Checking the allowed range of the number is only meaningful after ensuring that the field in fact contains a number.
This can be expressed using the function andThen
:
def Validate.andThen (val : Validate ε α) (next : α → Validate ε β) : Validate ε β :=
match val with
| .errors errs => .errors errs
| .ok x => next x
While this function's type signature makes it suitable to be used as bind
in a Monad
instance, there are good reasons not to do so.

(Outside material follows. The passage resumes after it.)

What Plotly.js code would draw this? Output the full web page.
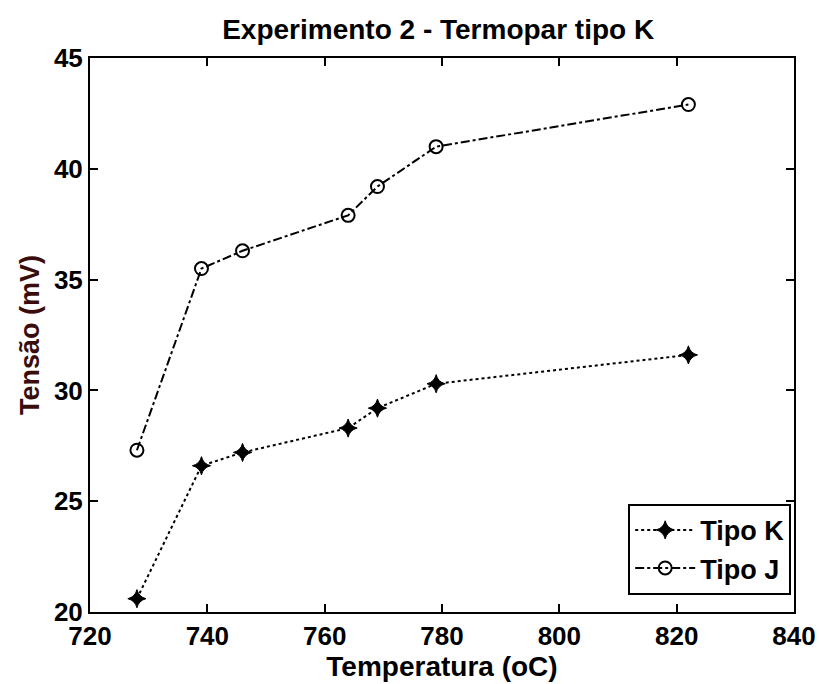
<!DOCTYPE html>
<html>
<head>
<meta charset="utf-8">
<script src="https://cdn.plot.ly/plotly-3.0.1.min.js"></script>
<style>html,body{margin:0;padding:0;background:#fff;}#chart{width:819px;height:684px;}</style>
</head>
<body>
<div id="chart"></div>
<script>
const temperatura = [728, 739, 746, 764, 769, 779, 822];
const tipoK = [20.6, 26.6, 27.2, 28.3, 29.2, 30.3, 31.6];
const tipoJ = [27.3, 35.5, 36.3, 37.9, 39.2, 41.0, 42.9];
const xTicks = [720, 740, 760, 780, 800, 820, 840];
const yTicks = [20, 25, 30, 35, 40, 45];

const F = 'Liberation Sans, Arial, Helvetica, sans-serif';

const traces = [
  {
    x: temperatura, y: tipoK, name: 'Tipo K', type: 'scatter', mode: 'lines+markers',
    line: {color: '#000', width: 2, dash: 'dot'},
    marker: {symbol: 'star-diamond', size: 13, color: '#000', line: {color: '#000', width: 1}}
  },
  {
    x: temperatura, y: tipoJ, name: 'Tipo J', type: 'scatter', mode: 'lines+markers',
    line: {color: '#000', width: 2, dash: 'dashdot'},
    marker: {symbol: 'circle-open', size: 13, color: '#000', line: {color: '#000', width: 2}}
  }
];

const axisCommon = {
  showgrid: false, zeroline: false, showline: true, linecolor: '#000', linewidth: 2,
  mirror: 'ticks', ticks: 'inside', ticklen: 8, tickwidth: 2, tickcolor: '#000',
  tickfont: {family: F, size: 26, color: '#000', weight: 'bold'}
};

const layout = {
  width: 819, height: 684,
  margin: {l: 90, r: 25, t: 58, b: 72},
  paper_bgcolor: '#fff', plot_bgcolor: '#fff',
  title: {text: 'Experimento 2 - Termopar tipo K', font: {family: F, size: 28, color: '#000', weight: 'bold'},
          x: 0.535, xanchor: 'center', y: 0.958, yanchor: 'middle'},
  xaxis: Object.assign({}, axisCommon, {
    range: [720, 840], tickvals: xTicks, ticktext: xTicks.map(String),
    title: {text: 'Temperatura (oC)', font: {family: F, size: 28, color: '#000', weight: 'bold'}, standoff: 4}
  }),
  yaxis: Object.assign({}, axisCommon, {
    range: [20, 45], tickvals: yTicks, ticktext: yTicks.map(String),
    title: {text: 'Tensão (mV)', font: {family: F, size: 27, color: '#3a0d0d', weight: 'bold'}, standoff: 6}
  }),
  showlegend: true,
  legend: {
    x: 0.996, y: 0.031, xanchor: 'right', yanchor: 'bottom',
    bgcolor: '#fff', bordercolor: '#000', borderwidth: 2,
    font: {family: F, size: 27, color: '#000', weight: 'bold'},
    itemwidth: 60, tracegroupgap: 0
  }
};

Plotly.newPlot('chart', traces, layout, {displayModeBar: false, staticPlot: true});
</script>
</body>
</html>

They are described in the section that describes the Applicative
contract.
To check that the birth year is a number, a built-in function called String.toNat? : String → Option Nat
is useful.
It's most user-friendly to eliminate leading and trailing whitespace first using String.trim
:
def checkYearIsNat (year : String) : Validate (Field × String) Nat :=
match year.trim.toNat? with
| none => reportError "birth year" "Must be digits"
| some n => pure n
To check that the provided year is in the expected range, nested uses of the evidence-providing form of if
are in order:
def checkBirthYear (thisYear year : Nat) : Validate (Field × String) {y : Nat // y > 1900 ∧ y ≤ thisYear} :=
if h : year > 1900 then
if h' : year ≤ thisYear then
pure ⟨year, by simp [*]⟩
else reportError "birth year" s!"Must be no later than {thisYear}"
else reportError "birth year" "Must be after 1900"

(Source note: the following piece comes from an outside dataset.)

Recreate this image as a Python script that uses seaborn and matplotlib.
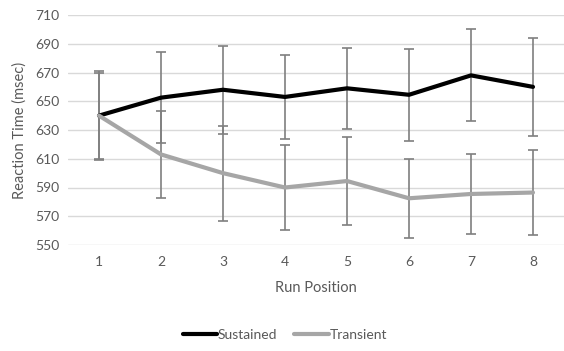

Finally, these three components can be combined using seq
:
def checkInput (year : Nat) (input : RawInput) : Validate (Field × String) (CheckedInput year) :=
pure CheckedInput.mk <*>
checkName input.name <*>
(checkYearIsNat input.birthYear).andThen fun birthYearAsNat =>
checkBirthYear year birthYearAsNat
Testing checkInput
shows that it can indeed return multiple pieces of feedback:
#eval checkInput 2023 {name := "David", birthYear := "1984"}
Validate.ok { name := "David", birthYear := 1984 }
#eval checkInput 2023 {name := "", birthYear := "2045"}
Validate.errors { head := ("name", "Required"), tail := [("birth year", "Must be no later than 2023")] }
#eval checkInput 2023 {name := "David", birthYear := "syzygy"}
Validate.errors { head := ("birth year", "Must be digits"), tail := [] }
Form validation with checkInput
illustrates a key advantage of Applicative
over Monad
.
Because >>=
provides enough power to modify the rest of the program's execution based on the value from the first step, it must receive a value from the first step to pass on.
If no value is received (e.g. because an error has occurred), then >>=
cannot execute the rest of the program.
Validate
demonstrates why it can be useful to run the rest of the program anyway: in cases where the earlier data isn't needed, running the rest of the program can yield useful information (in this case, more validation errors).
Applicative
's <*>
may run both of its arguments before recombining the results.
Similarly, >>=
forces sequential execution.
Each step must complete before the next may run.
This is generally useful, but it makes it impossible to have parallel execution of different threads that naturally emerges from the program's actual data dependencies.
A more powerful abstraction like Monad
increases the flexibility that's available to the API consumer, but it decreases the flexibility that is available to the API implementor.